PRKS — United Parks & Resorts Inc.
NYSE
Q4 2025 Earnings Call Summary
February 26, 2026
Summary of United Parks & Resorts Q4 2025 Earnings Call
1. Key Financial Results and Metrics
- Q4 2025 Revenue: $373.5 million, down 2.8% from Q4 2024.
- Attendance: Decreased by 126,000 guests (2.6%) year-over-year, primarily due to lower international visitation.
- Net Income: $15.1 million, down from $27.9 million in Q4 2024.
- Adjusted EBITDA: $115.2 million for Q4 2025.
- Fiscal 2025 Total Revenue: $1.66 billion, a decrease of 3.6% from 2024.
- Total Attendance for 2025: 21.2 million guests, down 1.8%.
- Net Total Leverage Ratio: 3.4x with $789 million in total available liquidity.
2. Strategic Updates and Business Highlights
- Cost Management: Acknowledgment of less-than-optimal cost management in 2025, with plans for improved efficiency and cost reduction initiatives totaling $50 million in 2026.
- New Attractions: Exciting lineup for 2026 including new rides and enhanced guest experiences across parks, aimed at driving attendance and spending.
- Sponsorship Opportunities: Anticipated growth in sponsorship revenue, with a pipeline expected to exceed $30 million in the coming years.
- Recognition: Multiple awards for parks, including SeaWorld Orlando and Discovery Cove, highlighting strong brand reputation.
3. Forward Guidance and Outlook
- 2026 Expectations: Optimism for attendance growth driven by new attractions and events, despite ongoing headwinds from international visitation and weather.
- Booking Trends: Positive early indicators for 2026, with advanced booking revenue for Discovery Cove up high single digits and group booking revenue pacing over 50%.

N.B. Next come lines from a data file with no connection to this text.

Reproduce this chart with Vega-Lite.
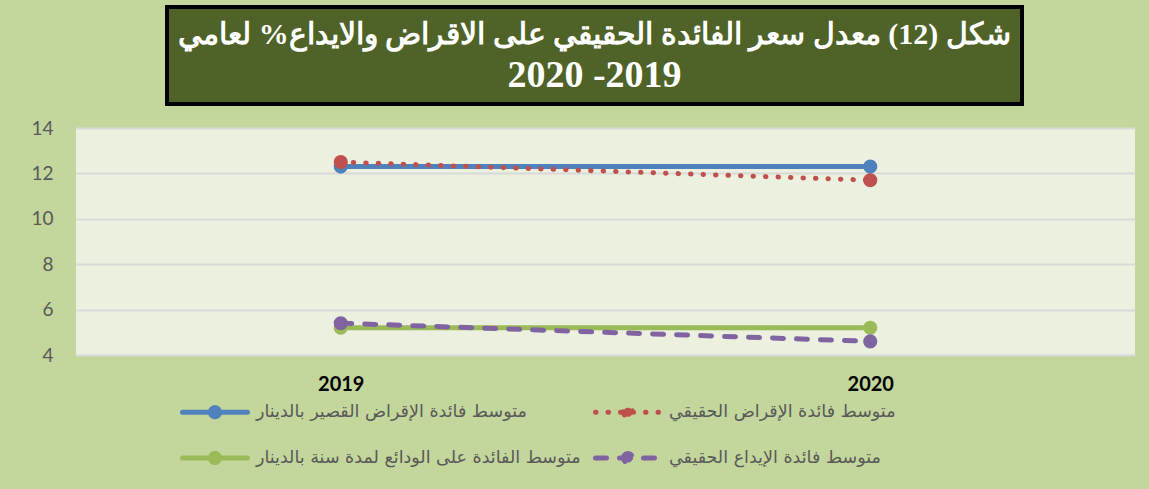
{
  "$schema": "https://vega.github.io/schema/vega-lite/v6.json",
  "background": "#c3d69b",
  "padding": {"left": 30, "top": 5, "right": 15, "bottom": 20},
  "spacing": 13,
  "config": {"view": {"stroke": null}, "font": "Lato"},
  "vconcat": [
    {
      "spacing": 0,
      "hconcat": [
        {
          "width": 89,
          "height": 97,
          "data": {"values": []},
          "mark": {"type": "point", "opacity": 0}
        },
        {
          "width": 855,
          "height": 97,
          "view": {"fill": "#4f6228", "stroke": "#000000", "strokeWidth": 4},
          "data": {"values": [
            {"line": 1, "text": "شكل (12) معدل  سعر الفائدة الحقيقي على الاقراض والايداع% لعامي"},
            {"line": 2, "text": "\u200e2020 -2019"}
          ]},
          "mark": {"type": "text", "font": "Liberation Serif", "fontWeight": "bold", "color": "#ffffff", "baseline": "middle"},
          "encoding": {
            "y": {"field": "line", "type": "ordinal", "scale": {"type": "point", "padding": 0.7}, "axis": null},
            "text": {"field": "text"},
            "size": {"condition": {"test": "datum.line == 1", "value": 30}, "value": 38}
          }
        }
      ]
    },
    {
      "width": 1059,
      "height": 227,
      "view": {"fill": "#ebf1de", "stroke": null},
      "data": {"values": [
        {"year": "2019", "series": "متوسط فائدة الإقراض القصير بالدينار", "value": 12.3},
        {"year": "2019", "series": "متوسط الفائدة على الودائع لمدة سنة بالدينار", "value": 5.2},
        {"year": "2019", "series": "متوسط فائدة الإقراض الحقيقي", "value": 12.5},
        {"year": "2019", "series": "متوسط فائدة الإيداع الحقيقي", "value": 5.4},
        {"year": "2020", "series": "متوسط فائدة الإقراض القصير بالدينار", "value": 12.3},
        {"year": "2020", "series": "متوسط الفائدة على الودائع لمدة سنة بالدينار", "value": 5.2},
        {"year": "2020", "series": "متوسط فائدة الإقراض الحقيقي", "value": 11.7},
        {"year": "2020", "series": "متوسط فائدة الإيداع الحقيقي", "value": 4.6}
      ]},
      "encoding": {
        "x": {"field": "year", "type": "ordinal", "scale": {"type": "point", "padding": 0.5},
              "axis": {"title": null, "labelAngle": 0, "labelFont": "Lato", "labelFontWeight": "bold", "labelFontSize": 20, "labelColor": "#000000", "ticks": false, "domain": false, "grid": false, "labelPadding": 19}},
        "y": {"field": "value", "type": "quantitative", "scale": {"domain": [4, 14], "nice": false, "zero": false},
              "axis": {"title": null, "values": [4, 6, 8, 10, 12, 14], "ticks": false, "domain": false, "labelFontSize": 19, "labelColor": "#595959", "labelPadding": 23, "gridColor": "#d9d9d9", "gridWidth": 2}},
        "color": {"field": "series", "type": "nominal",
          "scale": {"domain": ["متوسط فائدة الإقراض القصير بالدينار", "متوسط فائدة الإقراض الحقيقي", "متوسط الفائدة على الودائع لمدة سنة بالدينار", "متوسط فائدة الإيداع الحقيقي"],
                    "range": ["#4f81bd", "#c0504d", "#9bbb59", "#8064a2"]},
          "legend": {"orient": "none", "legendX": 120, "legendY": 386, "columns": 2, "direction": "horizontal", "title": null,
            "symbolType": "M-2,0L2,0M-0.28,0A0.28,0.28,0,1,1,0.28,0A0.28,0.28,0,1,1,-0.28,0Z",
            "symbolSize": 1056, "symbolStrokeWidth": 5,
            "labelFont": "DejaVu Sans", "labelFontSize": 17.5, "labelColor": "#595959", "labelLimit": 400,
            "columnPadding": 4, "rowPadding": 12, "labelOffset": 22,
            "encode": {"symbols": {"update": {"fill": {"scale": "color", "field": "value"}, "strokeCap": {"value": "round"}}}}}
        }
      },
      "layer": [
        {
          "mark": {"type": "line", "strokeWidth": 5, "strokeCap": "round"},
          "encoding": {
            "strokeDash": {"field": "series", "type": "nominal",
              "scale": {"domain": ["متوسط فائدة الإقراض القصير بالدينار", "متوسط فائدة الإقراض الحقيقي", "متوسط الفائدة على الودائع لمدة سنة بالدينار", "متوسط فائدة الإيداع الحقيقي"],
                        "range": [[1, 0], [0.5, 12], [1, 0], [11, 13]]},
              "legend": {"orient": "none", "legendX": 120, "legendY": 386, "columns": 2, "direction": "horizontal", "title": null,
                "symbolType": "M-2,0L2,0M-0.28,0A0.28,0.28,0,1,1,0.28,0A0.28,0.28,0,1,1,-0.28,0Z",
                "symbolSize": 1056, "symbolStrokeWidth": 5,
                "labelFont": "DejaVu Sans", "labelFontSize": 17.5, "labelColor": "#595959", "labelLimit": 400,
                "columnPadding": 4, "rowPadding": 12, "labelOffset": 22}}
          }
        },
        {
          "mark": {"type": "point", "filled": true, "shape": "circle", "size": 200, "opacity": 1}
        }
      ]
    }
  ]
}
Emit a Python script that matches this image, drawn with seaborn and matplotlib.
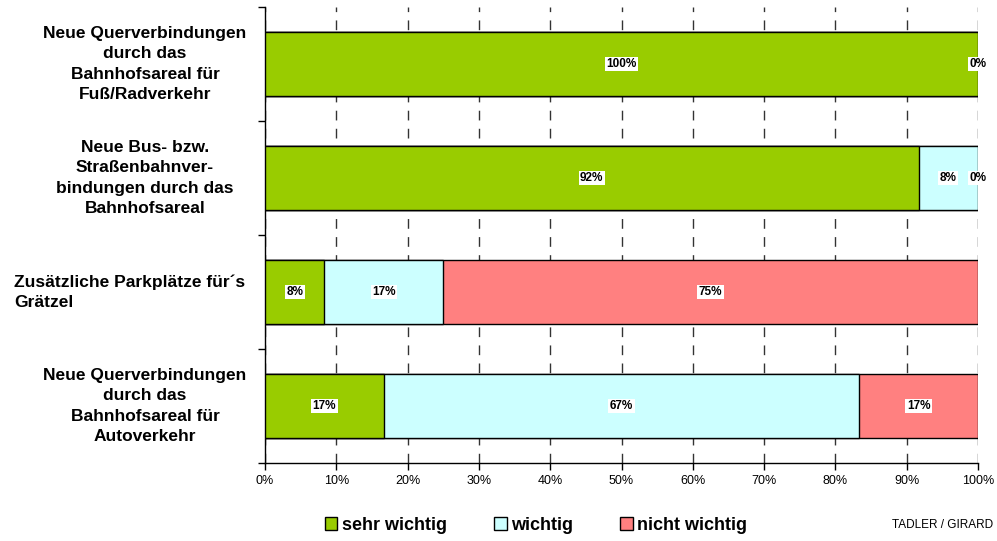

- CapEx Plans: Expected capital expenditures of approximately $175 million for core projects and $50 million for growth initiatives in 2026.
4. Bad News, Challenges, or Points of Concern
- Declining Metrics: Notable declines in attendance and admissions per capita, with admission per capita down 2.2% in Q4.
- International Visitation: Continued challenges from reduced international tourism impacting overall attendance.
- Cost Pressures: Rising labor costs due to minimum wage increases in key markets, alongside other operational cost pressures.
- Weather Impact: Unfavorable weather conditions affecting peak visitation periods, particularly in Florida and other locations.
5. Notable Q&A Insights
- Attendance Growth: Management expressed cautious optimism about attendance growth in 2026, citing the importance of new attractions and events, while acknowledging the ongoing challenges from international visitation.
- Leverage and Capital Deployment: Discussions around leverage indicated a flexible approach to capital allocation, with no set target but a focus on returning cash to shareholders while maintaining operational flexibility.
- Cost Management: Management acknowledged past shortcomings in cost management and emphasized a renewed focus on efficiency and proactive measures to address anticipated cost increases.
- Market Dynamics: Insights into the consumer environment suggested a K-shaped recovery, with higher-end offerings performing well while lower-end consumers may be more challenged.
Overall, while United Parks & Resorts faced significant challenges in 2025, management is optimistic about strategic initiatives and operational improvements set for 2026, aiming to enhance guest experiences and drive financial performance.